November is a tough month for our family.
On November 1st, my husband landed in our hospital’s emergency room with a large hernia. Test results showed he also had an infection and, after a week of tests and an ineffective antibiotic, doctors determined he couldn’t have surgery to repair the hernia until the infection cleared. While we wait for surgery to be scheduled, we’re in the final stretch of wedding plans for our oldest daughter.
As I told that daughter about our day in the E.R., she laughed. “I’m not surprised,” she said. “It’s November.”
Every family has their month of memories – the month we wish we could forget.
While March and April seem to be the months for the most deaths in our family, November is the Wingate month of mileposts.
- We moved to Kansas in 1992.
- We moved to North Carolina in 1999.
- Our family got sick at Thanksgiving time every year from 2004-2007. Our doctor threatened to give us standing appointments the Monday after Thanksgiving.
- A church voted to have my husband leave as their minister in 2010.
- My husband had hip surgery with complications in 2011.
- My daughter graduated from optometry school and was commissioned in the Army in 2014.
- Jack’s mom was in and out of the hospital in November 2016. She transitioned to Heaven on December 2nd.
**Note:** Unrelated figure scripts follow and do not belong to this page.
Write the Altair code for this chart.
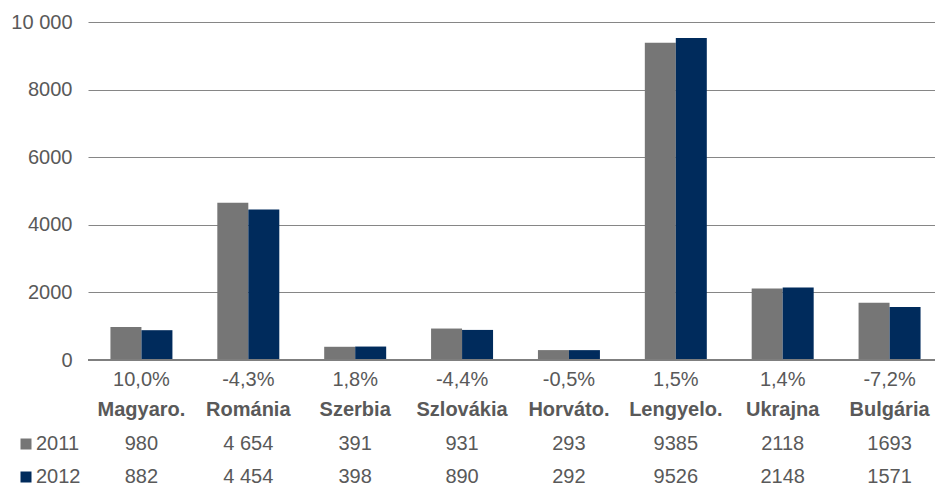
import altair as alt
import pandas as pd

countries = ["Magyaro.", "Románia", "Szerbia", "Szlovákia", "Horváto.", "Lengyelo.", "Ukrajna", "Bulgária"]
changes = ["10,0%", "-4,3%", "1,8%", "-4,4%", "-0,5%", "1,5%", "1,4%", "-7,2%"]
years = ["2011", "2012"]
values_2011 = [980, 4654, 391, 931, 293, 9385, 2118, 1693]
values_2012 = [882, 4454, 398, 890, 292, 9526, 2148, 1571]
labels_2011 = ["980", "4 654", "391", "931", "293", "9385", "2118", "1693"]
labels_2012 = ["882", "4 454", "398", "890", "292", "9526", "2148", "1571"]
y_ticks = [0, 2000, 4000, 6000, 8000, 10000]
colors = ["#767676", "#002b5c"]

FONT = "Liberation Sans"
TXT = "#595959"

bars_df = pd.DataFrame({
    "country": countries * 2,
    "year": ["2011"] * 8 + ["2012"] * 8,
    "value": values_2011 + values_2012,
})
table_df = pd.DataFrame({
    "country": countries,
    "change": changes,
    "l2011": labels_2011,
    "l2012": labels_2012,
})
legend_df = pd.DataFrame({"year": years})

x_scale = alt.Scale(domain=countries, paddingInner=0.42, paddingOuter=0.21, range=[0, 855])
color_scale = alt.Scale(domain=years, range=colors)

bars = alt.Chart(bars_df).mark_bar().encode(
    x=alt.X("country:N", scale=x_scale, axis=None, sort=countries),
    xOffset=alt.XOffset("year:N", sort=years),
    y=alt.Y("value:Q", scale=alt.Scale(domain=[0, 10000]),
            axis=alt.Axis(values=y_ticks, title=None, domain=False, ticks=False,
                          grid=True, gridColor="#868686", gridWidth=1,
                          labelFont=FONT, labelFontSize=20, labelColor=TXT, labelPadding=16,
                          labelExpr="datum.value == 10000 ? '10 000' : format(datum.value, 'd')")),
    color=alt.Color("year:N", scale=color_scale, legend=None),
)

zero = alt.Chart(bars_df).mark_rule(color="#7f7f7f", strokeWidth=1.5).encode(
    y=alt.datum(0), x=alt.value(0), x2=alt.value(855))

def row(field, ypix, bold=False):
    return alt.Chart(table_df).mark_text(
        font=FONT, fontSize=20, color=TXT, baseline="middle", align="center",
        fontWeight="bold" if bold else "normal",
    ).encode(
        x=alt.X("country:N", scale=x_scale, sort=countries),
        y=alt.value(ypix),
        text=alt.Text(f"{field}:N"),
    )

pct = row("change", 358)
names = row("country", 388, bold=True)
r2011 = row("l2011", 422)
r2012 = row("l2012", 455)

legend_layers = []
for yr, ypix in zip(years, [422, 455]):
    sub = alt.Chart(legend_df).transform_filter(alt.datum.year == yr)
    legend_layers.append(sub.mark_square(size=121, opacity=1).encode(
        x=alt.value(-62), y=alt.value(ypix),
        color=alt.Color("year:N", scale=color_scale, legend=None),
    ))
    legend_layers.append(sub.mark_text(
        font=FONT, fontSize=20, color=TXT, baseline="middle", align="left"
    ).encode(x=alt.value(-52), y=alt.value(ypix), text="year:N"))

chart = alt.layer(bars, zero, pct, names, r2011, r2012, *legend_layers).properties(
    width=847, height=338,
    autosize=alt.AutoSizeParams(type="none"),
    padding={"left": 80, "top": 14, "right": 0, "bottom": 128},
).configure_view(stroke=None)

chart.save("out.html", embed_options={"renderer": "svg", "actions": False})
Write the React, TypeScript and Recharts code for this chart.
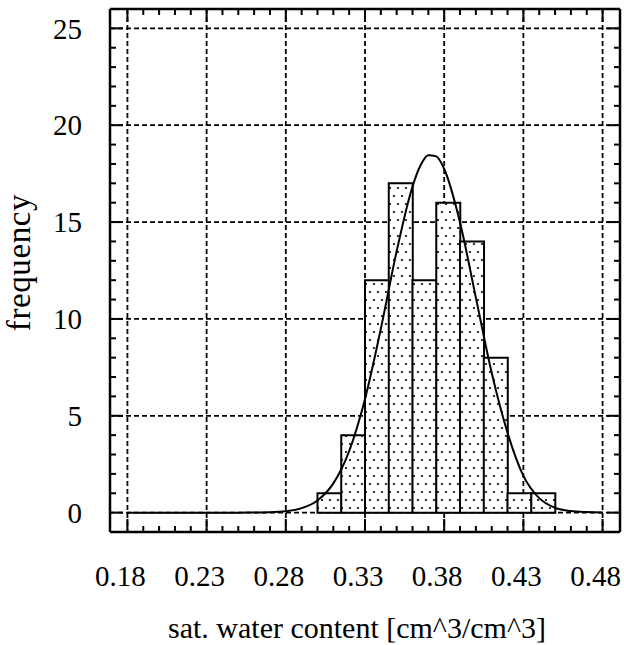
import {
  ComposedChart,
  Bar,
  Line,
  XAxis,
  YAxis,
  CartesianGrid,
  Label,
} from "recharts";

// histogram bins (bin centres, width 0.015)
const BIN_MID = [0.3075, 0.3225, 0.3375, 0.3525, 0.3675, 0.3825, 0.3975, 0.4125, 0.4275, 0.4425];
const COUNTS = [1, 4, 12, 17, 12, 16, 14, 8, 1, 1];

// fitted normal curve
const CURVE_X = [
  0.18, 0.2, 0.22, 0.24, 0.25, 0.26, 0.27, 0.28, 0.29, 0.3, 0.31, 0.32, 0.33, 0.34, 0.35,
  0.36, 0.365, 0.37, 0.375, 0.38, 0.39, 0.4, 0.41, 0.42, 0.43, 0.44, 0.45, 0.46, 0.47, 0.48,
];
const CURVE_Y = [
  0, 0, 0, 0, 0, 0.01, 0.02, 0.07, 0.23, 0.63, 1.51, 3.18, 5.87, 9.49, 13.5,
  16.84, 17.92, 18.45, 18.39, 17.74, 14.98, 11.1, 7.22, 4.12, 1.9, 0.75, 0.25, 0.08, 0.03, 0.01,
];

const X_MAJOR = [0.18, 0.23, 0.28, 0.33, 0.38, 0.43, 0.48];
const X_TICKS = [
  0.18, 0.19, 0.2, 0.21, 0.22, 0.23, 0.24, 0.25, 0.26, 0.27, 0.28, 0.29, 0.3, 0.31, 0.32, 0.33,
  0.34, 0.35, 0.36, 0.37, 0.38, 0.39, 0.4, 0.41, 0.42, 0.43, 0.44, 0.45, 0.46, 0.47, 0.48,
];
const Y_MAJOR = [0, 5, 10, 15, 20, 25];
const Y_TICKS = [
  0, 1, 2, 3, 4, 5, 6, 7, 8, 9, 10, 11, 12, 13, 14, 15, 16, 17, 18, 19, 20, 21, 22, 23, 24, 25,
];

const X_DOMAIN = [0.169, 0.491];
const Y_DOMAIN = [-1, 26];

const FONT = "'Liberation Serif', 'Times New Roman', serif";
const MAJOR_LEN = 13;
const MINOR_LEN = 6;

const bins = BIN_MID.map((x, i) => ({ x, count: COUNTS[i] }));
const curve = CURVE_X.map((x, i) => ({ x, y: CURVE_Y[i] }));

function XTick(props: any) {
  const { x, y, payload, side } = props;
  const major = X_MAJOR.includes(payload.value);
  const len = major ? MAJOR_LEN : MINOR_LEN;
  const dir = side === "top" ? 1 : -1;
  return (
    <g>
      <line x1={x} x2={x} y1={y} y2={y + dir * len} stroke="#000" strokeWidth={2} />
      {side === "bottom" && major && (
        <text x={x - 7} y={y + 54} textAnchor="middle" fontFamily={FONT} fontSize={29} fill="#000">
          {payload.value.toFixed(2)}
        </text>
      )}
    </g>
  );
}

function YTick(props: any) {
  const { x, y, payload, side } = props;
  const major = Y_MAJOR.includes(payload.value);
  const len = major ? MAJOR_LEN : MINOR_LEN;
  const dir = side === "left" ? 1 : -1;
  return (
    <g>
      <line x1={x} x2={x + dir * len} y1={y} y2={y} stroke="#000" strokeWidth={2} />
      {side === "left" && major && (
        <text x={x - 28} y={y} dy="0.35em" textAnchor="end" fontFamily={FONT} fontSize={29} fill="#000">
          {payload.value}
        </text>
      )}
    </g>
  );
}

function YTitle(props: any) {
  const { viewBox } = props;
  const cy = viewBox.y + viewBox.height / 2 - 8;
  return (
    <text
      transform={`translate(${viewBox.x + 30}, ${cy}) rotate(-90)`}
      textAnchor="middle"
      fontFamily={FONT}
      fontSize={33}
      letterSpacing={0.6}
      fill="#000"
    >
      frequency
    </text>
  );
}

const axisLine = { stroke: "#000", strokeWidth: 2.5 };

export default function App() {
  return (
    <div style={{ position: "absolute", left: 0, top: 0, background: "#fff" }}>
      <ComposedChart
        width={624}
        height={645}
        data={bins}
        margin={{ top: 8, right: 3, bottom: 0, left: 0 }}
        barCategoryGap={0}
        barGap={0}
      >
        <defs>
          <pattern id="dots" width="8" height="16" patternUnits="userSpaceOnUse">
            <rect width="8" height="16" fill="#fff" />
            <circle cx="2" cy="4" r="1.1" fill="#000" />
            <circle cx="6" cy="12" r="1.1" fill="#000" />
          </pattern>
        </defs>
        <CartesianGrid
          xAxisId="x"
          yAxisId="y"
          verticalValues={X_MAJOR}
          horizontalValues={Y_MAJOR}
          stroke="#000"
          strokeWidth={1.8}
          strokeDasharray="5 3"
        />
        <XAxis
          xAxisId="x"
          dataKey="x"
          type="number"
          domain={X_DOMAIN}
          allowDataOverflow
          ticks={X_TICKS}
          interval={0}
          height={113}
          tickSize={0}
          tickMargin={0}
          tickLine={false}
          axisLine={axisLine}
          tick={<XTick side="bottom" />}
        >
          <Label
            value="sat. water content [cm^3/cm^3]"
            position="insideBottom"
            offset={7}
            dx={-8}
            style={{ fontFamily: FONT, fontSize: 30, fill: "#000" }}
          />
        </XAxis>
        <XAxis
          xAxisId="t"
          orientation="top"
          dataKey="x"
          type="number"
          domain={X_DOMAIN}
          allowDataOverflow
          ticks={X_TICKS}
          interval={0}
          height={1}
          tickSize={0}
          tickMargin={0}
          tickLine={false}
          axisLine={axisLine}
          tick={<XTick side="top" />}
        />
        <YAxis
          yAxisId="y"
          type="number"
          domain={Y_DOMAIN}
          allowDataOverflow
          ticks={Y_TICKS}
          interval={0}
          width={110}
          tickSize={0}
          tickMargin={0}
          tickLine={false}
          axisLine={axisLine}
          tick={<YTick side="left" />}
          label={<YTitle />}
        />
        <YAxis
          yAxisId="r"
          orientation="right"
          type="number"
          domain={Y_DOMAIN}
          allowDataOverflow
          ticks={Y_TICKS}
          interval={0}
          width={1}
          tickSize={0}
          tickMargin={0}
          tickLine={false}
          axisLine={axisLine}
          tick={<YTick side="right" />}
        />
        <Bar
          xAxisId="x"
          yAxisId="y"
          dataKey="count"
          fill="url(#dots)"
          stroke="#000"
          strokeWidth={2}
          isAnimationActive={false}
        />
        <Line
          xAxisId="t"
          yAxisId="r"
          data={curve}
          dataKey="y"
          type="monotone"
          stroke="#000"
          strokeWidth={2}
          dot={false}
          activeDot={false}
          isAnimationActive={false}
        />
      </ComposedChart>
    </div>
  );
}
The holidays are a stressful time. After the adrenaline of the season, we wonder how we are able to accomplish so much more in November and December than during other months. It’s all well and good if nothing out of the ordinary happens. Throw in a crisis or five and stress levels skyrocket.
By the way, according to Snopes, the theory that there are more suicides in the month of December is false. Reason? While people are more stressed, spending too much, aren’t eating right, and not getting enough sleep, they are also getting more family support and more social interaction.
How do I cope when it feels like a 15 pound turkey has landed on my holiday to-do list?
I threaten to cancel Thanksgiving and Christmas. Unfortunately, that’s exactly what the enemy of my Christian faith wants me to do.
Perhaps extra stressful things happen as a way of distracting us from the real meaning of the holidays. More problems tempt me to be less thankful. Overwhelming details of plans and projects strangle the reason for the season.
It doesn’t have to.
The extra burdens of illness, tragedy, and even death can draw me closer to the Lord. As I trudge through the day-to-day weariness, blocking the uncertainty of the future, I find God meeting me in the intersections, reminding me He is there, and giving me my daily bread. He shows me He is faithful even when I have forgotten Him. It’s in the trial and tragedy that I learn to be most thankful and cling to the hope that Christmas represents.
In a crazy, counter-intuitive way, the harsh times prepare me even more for the holiday season. They call me to come toward the presence of the Lord, to worship him with deepened and sincere gratitude for what He has done and is going to do.
Maybe that’s what triggered the Pilgrim’s celebration and thanksgiving in the first place. They had spent several years living the personal relationship with a God who had been in the boat and along the difficult path with them. Like them, my eventful Novembers have become a time to remind myself that God’s faithfulness is new every morning and it is possible to thank Him in all circumstances.